> **Objective**
Take the lines from the top down to and including the one with "-9, 2], [0, 0, 0]];" and repeat them exactly. Omit images.

> **Supplied information**
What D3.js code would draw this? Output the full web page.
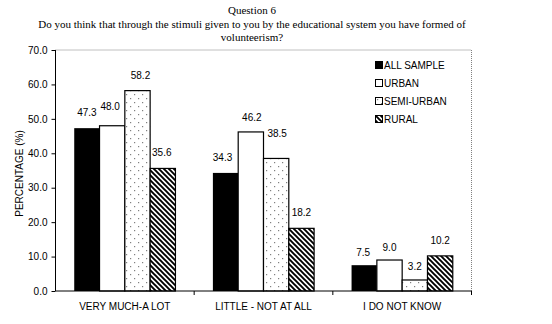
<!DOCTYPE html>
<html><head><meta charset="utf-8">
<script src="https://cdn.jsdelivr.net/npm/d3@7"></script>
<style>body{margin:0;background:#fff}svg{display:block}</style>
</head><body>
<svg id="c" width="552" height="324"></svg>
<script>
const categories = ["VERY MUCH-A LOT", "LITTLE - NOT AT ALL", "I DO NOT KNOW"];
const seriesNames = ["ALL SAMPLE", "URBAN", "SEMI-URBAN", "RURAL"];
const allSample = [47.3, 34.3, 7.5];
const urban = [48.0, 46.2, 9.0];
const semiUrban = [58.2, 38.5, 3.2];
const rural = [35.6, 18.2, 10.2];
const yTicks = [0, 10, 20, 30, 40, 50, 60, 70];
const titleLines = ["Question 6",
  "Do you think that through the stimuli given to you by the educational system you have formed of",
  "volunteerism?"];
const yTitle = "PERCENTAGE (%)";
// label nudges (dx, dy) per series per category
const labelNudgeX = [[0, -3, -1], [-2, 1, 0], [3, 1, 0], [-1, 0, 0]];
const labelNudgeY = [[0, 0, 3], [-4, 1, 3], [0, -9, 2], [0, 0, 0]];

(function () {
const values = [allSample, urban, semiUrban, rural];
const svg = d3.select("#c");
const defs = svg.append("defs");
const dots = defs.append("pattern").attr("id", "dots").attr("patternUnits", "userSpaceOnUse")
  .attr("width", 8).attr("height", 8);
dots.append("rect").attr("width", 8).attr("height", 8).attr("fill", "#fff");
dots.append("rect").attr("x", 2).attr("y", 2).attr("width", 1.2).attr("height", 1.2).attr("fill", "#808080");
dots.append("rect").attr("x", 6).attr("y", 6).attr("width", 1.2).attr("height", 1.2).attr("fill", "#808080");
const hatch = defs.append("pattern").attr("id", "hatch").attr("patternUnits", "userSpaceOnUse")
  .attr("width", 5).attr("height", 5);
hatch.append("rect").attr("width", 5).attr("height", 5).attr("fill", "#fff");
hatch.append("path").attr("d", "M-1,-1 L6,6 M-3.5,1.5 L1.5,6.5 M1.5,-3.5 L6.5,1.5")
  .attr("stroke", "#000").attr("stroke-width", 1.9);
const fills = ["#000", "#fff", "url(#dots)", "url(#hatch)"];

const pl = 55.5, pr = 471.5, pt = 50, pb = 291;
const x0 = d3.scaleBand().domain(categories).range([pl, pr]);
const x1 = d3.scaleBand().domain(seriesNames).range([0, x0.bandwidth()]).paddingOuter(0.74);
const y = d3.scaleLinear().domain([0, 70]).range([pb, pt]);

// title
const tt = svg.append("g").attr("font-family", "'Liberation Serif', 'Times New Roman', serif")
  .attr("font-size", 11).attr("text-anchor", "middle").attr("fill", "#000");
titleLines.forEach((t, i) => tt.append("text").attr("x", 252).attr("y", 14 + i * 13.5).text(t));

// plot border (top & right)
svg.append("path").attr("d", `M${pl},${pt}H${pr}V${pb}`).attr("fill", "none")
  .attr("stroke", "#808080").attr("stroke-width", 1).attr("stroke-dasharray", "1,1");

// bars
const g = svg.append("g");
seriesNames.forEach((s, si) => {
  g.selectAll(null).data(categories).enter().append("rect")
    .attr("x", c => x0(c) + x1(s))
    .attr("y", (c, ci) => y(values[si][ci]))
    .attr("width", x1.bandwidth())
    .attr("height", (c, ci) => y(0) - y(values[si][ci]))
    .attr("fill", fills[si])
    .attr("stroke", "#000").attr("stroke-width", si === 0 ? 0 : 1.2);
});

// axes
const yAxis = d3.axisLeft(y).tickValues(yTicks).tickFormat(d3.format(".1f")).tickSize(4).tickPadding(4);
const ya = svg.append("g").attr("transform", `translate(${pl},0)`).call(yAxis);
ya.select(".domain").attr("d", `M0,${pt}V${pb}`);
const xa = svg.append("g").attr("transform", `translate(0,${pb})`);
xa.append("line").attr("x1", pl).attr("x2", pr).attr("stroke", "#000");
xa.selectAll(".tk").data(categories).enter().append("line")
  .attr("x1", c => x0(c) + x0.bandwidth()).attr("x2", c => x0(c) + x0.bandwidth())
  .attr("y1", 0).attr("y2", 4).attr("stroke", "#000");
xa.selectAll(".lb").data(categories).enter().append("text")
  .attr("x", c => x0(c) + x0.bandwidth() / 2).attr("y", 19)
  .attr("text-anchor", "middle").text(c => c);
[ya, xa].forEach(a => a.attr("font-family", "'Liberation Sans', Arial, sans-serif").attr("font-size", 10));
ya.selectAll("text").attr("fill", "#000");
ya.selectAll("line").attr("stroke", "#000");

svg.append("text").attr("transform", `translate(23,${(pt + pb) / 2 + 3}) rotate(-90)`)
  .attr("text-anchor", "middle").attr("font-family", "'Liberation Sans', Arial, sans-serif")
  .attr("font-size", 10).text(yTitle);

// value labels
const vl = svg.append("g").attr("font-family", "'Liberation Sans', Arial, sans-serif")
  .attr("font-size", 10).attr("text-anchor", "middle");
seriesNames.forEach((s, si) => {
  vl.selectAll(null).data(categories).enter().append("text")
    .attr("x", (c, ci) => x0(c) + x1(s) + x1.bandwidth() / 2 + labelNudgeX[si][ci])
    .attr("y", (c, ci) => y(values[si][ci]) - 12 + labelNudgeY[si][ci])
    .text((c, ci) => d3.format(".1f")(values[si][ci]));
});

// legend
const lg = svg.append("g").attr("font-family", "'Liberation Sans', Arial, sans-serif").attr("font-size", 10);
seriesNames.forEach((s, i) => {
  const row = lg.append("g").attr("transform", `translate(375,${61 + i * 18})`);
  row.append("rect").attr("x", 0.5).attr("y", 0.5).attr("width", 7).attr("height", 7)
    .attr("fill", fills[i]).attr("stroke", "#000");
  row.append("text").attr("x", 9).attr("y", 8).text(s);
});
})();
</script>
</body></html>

> **Expected output**
What D3.js code would draw this? Output the full web page.
<!DOCTYPE html>
<html><head><meta charset="utf-8">
<script src="https://cdn.jsdelivr.net/npm/d3@7"></script>
<style>body{margin:0;background:#fff}svg{display:block}</style>
</head><body>
<svg id="c" width="552" height="324"></svg>
<script>
const categories = ["VERY MUCH-A LOT", "LITTLE - NOT AT ALL", "I DO NOT KNOW"];
const seriesNames = ["ALL SAMPLE", "URBAN", "SEMI-URBAN", "RURAL"];
const allSample = [47.3, 34.3, 7.5];
const urban = [48.0, 46.2, 9.0];
const semiUrban = [58.2, 38.5, 3.2];
const rural = [35.6, 18.2, 10.2];
const yTicks = [0, 10, 20, 30, 40, 50, 60, 70];
const titleLines = ["Question 6",
  "Do you think that through the stimuli given to you by the educational system you have formed of",
  "volunteerism?"];
const yTitle = "PERCENTAGE (%)";
// label nudges (dx, dy) per series per category
const labelNudgeX = [[0, -3, -1], [-2, 1, 0], [3, 1, 0], [-1, 0, 0]];
const labelNudgeY = [[0, 0, 3], [-4, 1, 3], [0, -9, 2], [0, 0, 0]];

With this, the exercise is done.